[Supplied data]
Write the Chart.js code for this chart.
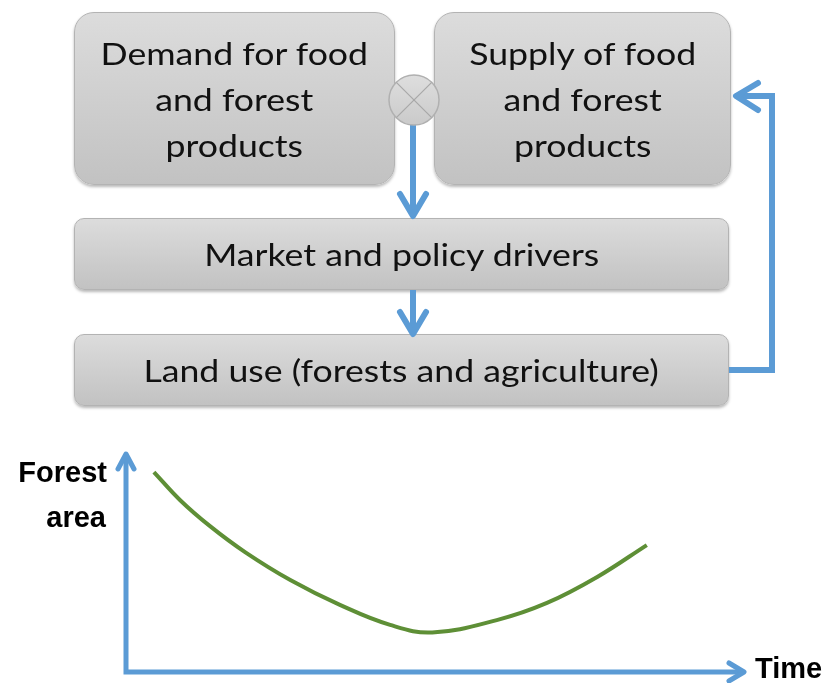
<!DOCTYPE html>
<html><head><meta charset="utf-8">
<script src="https://cdn.jsdelivr.net/npm/chart.js@4/dist/chart.umd.min.js"></script>
<style>
html,body{margin:0;padding:0;background:#fff;}
#wrap{position:relative;width:828px;height:683px;overflow:hidden;}
#c{position:absolute;left:0;top:0;}
.box{position:absolute;box-sizing:border-box;background:linear-gradient(#dcdcdc,#c2c2c2);border:1px solid #b3b3b3;box-shadow:0 2px 3px rgba(0,0,0,0.28);display:flex;align-items:center;justify-content:center;text-align:center;font-family:Lato,"Open Sans",sans-serif;font-size:31px;line-height:46px;color:#111;}
.box span{display:inline-block;transform:scaleX(1.15);white-space:nowrap;}
svg{position:absolute;left:0;top:0;}
</style></head>
<body><div id="wrap">
<canvas id="c" width="828" height="683"></canvas>
<div class="box" style="left:74px;top:12px;width:321px;height:173px;border-radius:20px"><span>Demand for food<br>and forest<br>products</span></div>
<div class="box" style="left:434px;top:12px;width:297px;height:173px;border-radius:20px"><span>Supply of food<br>and forest<br>products</span></div>
<div class="box" style="left:74px;top:218px;width:655px;height:72px;border-radius:10px"><span>Market and policy drivers</span></div>
<div class="box" style="left:74px;top:334px;width:655px;height:72px;border-radius:10px"><span>Land use (forests and agriculture)</span></div>
<svg width="828" height="683">
<defs><linearGradient id="cg" x1="0" y1="0" x2="0" y2="1"><stop offset="0" stop-color="#dedede"/><stop offset="1" stop-color="#cacaca"/></linearGradient></defs>
<g stroke="#5b9bd5" stroke-width="6" fill="none">
<line x1="413" y1="124" x2="413" y2="214"/>
<polyline points="400,194 413,216 426,194" stroke-linecap="round" stroke-linejoin="round"/>
<line x1="413" y1="290" x2="413" y2="332"/>
<polyline points="400,312 413,334 426,312" stroke-linecap="round" stroke-linejoin="round"/>
<polyline points="729,370 772,370 772,96 738,96"/>
<polyline points="758,83 736,96 758,110" stroke-linecap="round" stroke-linejoin="round"/>
</g>
<circle cx="414" cy="100" r="25" fill="url(#cg)" stroke="#b0b0b0" stroke-width="1.5"/>
<g stroke="#a8a8a8" stroke-width="1.2"><line x1="396.3" y1="82.3" x2="431.7" y2="117.7"/><line x1="431.7" y1="82.3" x2="396.3" y2="117.7"/></g>
</svg>
</div>
<script>
const timeValues = [4.5, 8.7, 13.5, 19.2, 26.5, 34.5, 42.6, 49.4, 59.8, 67.9, 76.0, 84.0];
const forestArea = [90.9, 78.2, 66.4, 54.5, 41.8, 30.5, 21.4, 18.0, 23.6, 31.4, 43.2, 57.7];
const yAxisLabel = ['Forest', 'area'];
const xAxisLabel = 'Time';

const axesPlugin = {
  id: 'axesArrows',
  beforeDatasetsDraw(chart) {
    const {ctx, chartArea: a} = chart;
    ctx.save();
    ctx.strokeStyle = '#5b9bd5';
    ctx.lineWidth = 5;
    ctx.beginPath();
    ctx.moveTo(a.left, a.bottom);
    ctx.lineTo(a.left, a.top + 3);
    ctx.moveTo(a.left - 2.5, a.bottom);
    ctx.lineTo(a.right - 3, a.bottom);
    ctx.stroke();
    ctx.lineCap = 'round';
    ctx.lineJoin = 'round';
    ctx.beginPath();
    ctx.moveTo(a.left - 8, a.top + 17);
    ctx.lineTo(a.left, a.top + 2);
    ctx.lineTo(a.left + 8, a.top + 17);
    ctx.moveTo(a.right - 17, a.bottom - 9);
    ctx.lineTo(a.right - 2, a.bottom);
    ctx.lineTo(a.right - 17, a.bottom + 9);
    ctx.stroke();
    ctx.fillStyle = '#000';
    ctx.font = 'bold 29px "Liberation Sans", Arial, sans-serif';
    ctx.textAlign = 'right';
    ctx.textBaseline = 'alphabetic';
    ctx.fillText(yAxisLabel[0], a.left - 19, a.top + 30);
    ctx.fillText(yAxisLabel[1], a.left - 20, a.top + 75);
    ctx.textAlign = 'left';
    ctx.fillText(xAxisLabel, a.right + 9, a.bottom + 6);
    ctx.restore();
  }
};

new Chart(document.getElementById('c'), {
  type: 'line',
  data: {
    datasets: [{
      data: timeValues.map((t, i) => ({x: t, y: forestArea[i]})),
      borderColor: '#5e8f36',
      borderWidth: 4,
      pointRadius: 0,
      tension: 0.4,
      fill: false
    }]
  },
  options: {
    responsive: false,
    animation: false,
    layout: {padding: {left: 126, top: 452, right: 82, bottom: 11}},
    plugins: {legend: {display: false}, tooltip: {enabled: false}},
    scales: {
      x: {type: 'linear', min: 0, max: 100, display: false},
      y: {type: 'linear', min: 0, max: 100, display: false}
    }
  },
  plugins: [axesPlugin]
});
</script>
</body></html>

[Required work]
Write out every line above exactly as it is, leaving out the pictures.

[Answer to the task]
Write the Chart.js code for this chart.
<!DOCTYPE html>
<html><head><meta charset="utf-8">
<script src="https://cdn.jsdelivr.net/npm/chart.js@4/dist/chart.umd.min.js"></script>
<style>
html,body{margin:0;padding:0;background:#fff;}
#wrap{position:relative;width:828px;height:683px;overflow:hidden;}
#c{position:absolute;left:0;top:0;}
.box{position:absolute;box-sizing:border-box;background:linear-gradient(#dcdcdc,#c2c2c2);border:1px solid #b3b3b3;box-shadow:0 2px 3px rgba(0,0,0,0.28);display:flex;align-items:center;justify-content:center;text-align:center;font-family:Lato,"Open Sans",sans-serif;font-size:31px;line-height:46px;color:#111;}
.box span{display:inline-block;transform:scaleX(1.15);white-space:nowrap;}
svg{position:absolute;left:0;top:0;}
</style></head>
<body><div id="wrap">
<canvas id="c" width="828" height="683"></canvas>
<div class="box" style="left:74px;top:12px;width:321px;height:173px;border-radius:20px"><span>Demand for food<br>and forest<br>products</span></div>
<div class="box" style="left:434px;top:12px;width:297px;height:173px;border-radius:20px"><span>Supply of food<br>and forest<br>products</span></div>
<div class="box" style="left:74px;top:218px;width:655px;height:72px;border-radius:10px"><span>Market and policy drivers</span></div>
<div class="box" style="left:74px;top:334px;width:655px;height:72px;border-radius:10px"><span>Land use (forests and agriculture)</span></div>
<svg width="828" height="683">
<defs><linearGradient id="cg" x1="0" y1="0" x2="0" y2="1"><stop offset="0" stop-color="#dedede"/><stop offset="1" stop-color="#cacaca"/></linearGradient></defs>
<g stroke="#5b9bd5" stroke-width="6" fill="none">
<line x1="413" y1="124" x2="413" y2="214"/>
<polyline points="400,194 413,216 426,194" stroke-linecap="round" stroke-linejoin="round"/>
<line x1="413" y1="290" x2="413" y2="332"/>
<polyline points="400,312 413,334 426,312" stroke-linecap="round" stroke-linejoin="round"/>
<polyline points="729,370 772,370 772,96 738,96"/>
<polyline points="758,83 736,96 758,110" stroke-linecap="round" stroke-linejoin="round"/>
</g>
<circle cx="414" cy="100" r="25" fill="url(#cg)" stroke="#b0b0b0" stroke-width="1.5"/>
<g stroke="#a8a8a8" stroke-width="1.2"><line x1="396.3" y1="82.3" x2="431.7" y2="117.7"/><line x1="431.7" y1="82.3" x2="396.3" y2="117.7"/></g>
</svg>
</div>
<script>
const timeValues = [4.5, 8.7, 13.5, 19.2, 26.5, 34.5, 42.6, 49.4, 59.8, 67.9, 76.0, 84.0];
const forestArea = [90.9, 78.2, 66.4, 54.5, 41.8, 30.5, 21.4, 18.0, 23.6, 31.4, 43.2, 57.7];
const yAxisLabel = ['Forest', 'area'];
const xAxisLabel = 'Time';

const axesPlugin = {
  id: 'axesArrows',
  beforeDatasetsDraw(chart) {
    const {ctx, chartArea: a} = chart;
    ctx.save();
    ctx.strokeStyle = '#5b9bd5';
    ctx.lineWidth = 5;
    ctx.beginPath();
    ctx.moveTo(a.left, a.bottom);
    ctx.lineTo(a.left, a.top + 3);
    ctx.moveTo(a.left - 2.5, a.bottom);
    ctx.lineTo(a.right - 3, a.bottom);
    ctx.stroke();
    ctx.lineCap = 'round';
    ctx.lineJoin = 'round';
    ctx.beginPath();
    ctx.moveTo(a.left - 8, a.top + 17);
    ctx.lineTo(a.left, a.top + 2);
    ctx.lineTo(a.left + 8, a.top + 17);
    ctx.moveTo(a.right - 17, a.bottom - 9);
    ctx.lineTo(a.right - 2, a.bottom);
    ctx.lineTo(a.right - 17, a.bottom + 9);
    ctx.stroke();
    ctx.fillStyle = '#000';
    ctx.font = 'bold 29px "Liberation Sans", Arial, sans-serif';
    ctx.textAlign = 'right';
    ctx.textBaseline = 'alphabetic';
    ctx.fillText(yAxisLabel[0], a.left - 19, a.top + 30);
    ctx.fillText(yAxisLabel[1], a.left - 20, a.top + 75);
    ctx.textAlign = 'left';
    ctx.fillText(xAxisLabel, a.right + 9, a.bottom + 6);
    ctx.restore();
  }
};

new Chart(document.getElementById('c'), {
  type: 'line',
  data: {
    datasets: [{
      data: timeValues.map((t, i) => ({x: t, y: forestArea[i]})),
      borderColor: '#5e8f36',
      borderWidth: 4,
      pointRadius: 0,
      tension: 0.4,
      fill: false
    }]
  },
  options: {
    responsive: false,
    animation: false,
    layout: {padding: {left: 126, top: 452, right: 82, bottom: 11}},
    plugins: {legend: {display: false}, tooltip: {enabled: false}},
    scales: {
      x: {type: 'linear', min: 0, max: 100, display: false},
      y: {type: 'linear', min: 0, max: 100, display: false}
    }
  },
  plugins: [axesPlugin]
});
</script>
</body></html>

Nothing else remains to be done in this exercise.